Sobre o conteúdo de Na baía, todos sabemos que as análises são abundantes, cada qual assumindo um viés, sendo a perspectiva autorreferencial a mais frequente, mas, como disse antes, nada servem à literatura. Prefiro dizer que se trata de uma trama feita à base de atritos e desejos entre personagens, tal como costuma praticar a autora no conjunto de sua obra. Claro, não levam a tragédias familiares explícitas, mas a uma ideia de subjacentes rancores e paixões — e ambos os sentimentos, como se sabe, são inexplicáveis, apenas se sabe como funcionam. A matrona, ali, é a sra.
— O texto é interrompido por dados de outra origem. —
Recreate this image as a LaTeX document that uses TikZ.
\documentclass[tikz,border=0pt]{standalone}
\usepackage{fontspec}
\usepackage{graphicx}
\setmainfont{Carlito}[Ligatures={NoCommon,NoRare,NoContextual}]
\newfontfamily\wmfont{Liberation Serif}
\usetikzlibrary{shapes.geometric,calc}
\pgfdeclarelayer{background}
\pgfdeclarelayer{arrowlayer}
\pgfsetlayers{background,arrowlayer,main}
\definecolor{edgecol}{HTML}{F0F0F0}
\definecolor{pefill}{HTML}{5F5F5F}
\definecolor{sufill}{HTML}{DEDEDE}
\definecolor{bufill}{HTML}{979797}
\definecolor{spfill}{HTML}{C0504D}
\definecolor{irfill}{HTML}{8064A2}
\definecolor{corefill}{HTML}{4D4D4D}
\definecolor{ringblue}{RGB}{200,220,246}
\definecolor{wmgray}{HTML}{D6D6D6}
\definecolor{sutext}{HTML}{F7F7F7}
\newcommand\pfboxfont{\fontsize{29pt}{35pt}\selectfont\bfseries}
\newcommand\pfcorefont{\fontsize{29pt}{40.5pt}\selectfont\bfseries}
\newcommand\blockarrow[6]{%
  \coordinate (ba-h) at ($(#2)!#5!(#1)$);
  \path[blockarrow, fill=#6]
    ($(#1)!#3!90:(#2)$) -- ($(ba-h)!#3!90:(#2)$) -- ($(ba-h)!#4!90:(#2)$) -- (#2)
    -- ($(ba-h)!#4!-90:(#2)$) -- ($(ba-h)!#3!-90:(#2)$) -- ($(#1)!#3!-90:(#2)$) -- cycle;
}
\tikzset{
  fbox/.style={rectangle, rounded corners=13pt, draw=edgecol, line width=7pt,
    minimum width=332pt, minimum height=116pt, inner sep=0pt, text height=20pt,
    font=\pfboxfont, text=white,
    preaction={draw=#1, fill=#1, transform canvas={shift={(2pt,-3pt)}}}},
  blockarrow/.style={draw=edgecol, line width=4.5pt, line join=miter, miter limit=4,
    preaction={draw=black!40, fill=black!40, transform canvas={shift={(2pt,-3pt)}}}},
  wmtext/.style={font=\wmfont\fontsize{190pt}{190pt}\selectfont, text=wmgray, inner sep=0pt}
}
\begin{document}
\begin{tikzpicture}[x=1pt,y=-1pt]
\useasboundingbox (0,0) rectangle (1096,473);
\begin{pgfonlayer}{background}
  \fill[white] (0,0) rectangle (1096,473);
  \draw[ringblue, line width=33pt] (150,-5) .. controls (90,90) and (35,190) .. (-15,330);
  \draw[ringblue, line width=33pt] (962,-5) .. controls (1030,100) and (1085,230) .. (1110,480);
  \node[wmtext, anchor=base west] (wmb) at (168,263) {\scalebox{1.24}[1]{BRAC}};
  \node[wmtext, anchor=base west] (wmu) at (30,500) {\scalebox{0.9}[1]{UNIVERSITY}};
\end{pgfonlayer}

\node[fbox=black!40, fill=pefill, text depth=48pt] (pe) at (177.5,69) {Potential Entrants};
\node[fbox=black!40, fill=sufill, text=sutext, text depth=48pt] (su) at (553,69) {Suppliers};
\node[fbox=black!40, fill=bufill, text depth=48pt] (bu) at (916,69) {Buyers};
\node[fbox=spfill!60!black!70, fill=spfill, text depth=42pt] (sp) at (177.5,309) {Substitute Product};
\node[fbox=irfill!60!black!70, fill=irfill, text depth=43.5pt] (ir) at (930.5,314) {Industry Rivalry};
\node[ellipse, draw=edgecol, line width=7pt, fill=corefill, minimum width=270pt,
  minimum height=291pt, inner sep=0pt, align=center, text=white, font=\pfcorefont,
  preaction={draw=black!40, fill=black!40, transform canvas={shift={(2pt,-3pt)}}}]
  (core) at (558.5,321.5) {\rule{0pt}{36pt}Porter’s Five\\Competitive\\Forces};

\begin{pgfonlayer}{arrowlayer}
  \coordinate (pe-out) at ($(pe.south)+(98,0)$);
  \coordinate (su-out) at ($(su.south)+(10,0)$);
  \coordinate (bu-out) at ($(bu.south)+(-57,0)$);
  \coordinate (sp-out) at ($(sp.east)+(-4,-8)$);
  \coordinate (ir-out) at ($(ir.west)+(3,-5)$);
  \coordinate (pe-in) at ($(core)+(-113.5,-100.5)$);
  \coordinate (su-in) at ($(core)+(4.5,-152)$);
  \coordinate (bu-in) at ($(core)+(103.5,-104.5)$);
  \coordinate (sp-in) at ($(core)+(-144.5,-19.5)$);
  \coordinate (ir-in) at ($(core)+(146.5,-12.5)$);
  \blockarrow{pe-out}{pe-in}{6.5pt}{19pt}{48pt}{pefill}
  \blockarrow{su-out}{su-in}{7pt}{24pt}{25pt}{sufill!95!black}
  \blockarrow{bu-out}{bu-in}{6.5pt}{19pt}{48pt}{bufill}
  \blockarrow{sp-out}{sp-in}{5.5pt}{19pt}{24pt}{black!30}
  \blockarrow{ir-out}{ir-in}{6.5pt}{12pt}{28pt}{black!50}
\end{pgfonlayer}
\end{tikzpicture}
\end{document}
Fairfield, generosa e compassiva, em especial com sua netinha; de seu trono invisível, ela maneja os cordéis, mas nem sempre é hábil, porque ignora os assuntos mais secretos de cada personagem — o leitor os conhece, dada a focalização onisciente adotada por Mansfield, e isso causa uma boa assimetria entre o que nós conhecemos e o que a sra. Fairfield não sabe, como, por exemplo, as práticas interesseiras de sua empregada com uma lojista local, nem o que acontece em sua família, como o ardor erótico de Beryl, dedicado a um estranho e errático homem, ou a aversão de Linda por crianças. Esse jogo de encobrimentos de uma personagem à outra, entretanto revelados ao leitor, é mais uma boa solução para quem está à busca de técnicas para dinamizar e pluralizar seus próprios textos.
6.
Ninguém nesta novela é isento de intricadas formas de estar no mundo, com suas atitudes incompletas e, principalmente, com suas faltas de ações decisivas que poderiam dar um deslinde a seus traumas e conhecer com nitidez a natureza de suas relações com os outros. Ninguém é absolutamente sincero, nem para si mesmo. Impressionistas, como Monet e sua catedral de Rouen em diversas horas do dia, se trabalhavam com a sugestão da imprecisão das cores, também não faziam questão de deixar seu desenho preciso; o flou impera.
7.
Esses artifícios, desenvolvidos pela mão de Katherine Mansfield, complexificam o texto e, para tanto, é preciso dispor do espaço maior de uma novela literária para serem desenvolvidos. E por se constituir num exemplo desse precioso gênero literário, e exemplo da mais alta qualidade, Na baía já deveria estar há muito na nossa mochila, e é leitura imprescindível a qualquer leitor de sensibilidade e conhecimento da arte, não apenas da literária.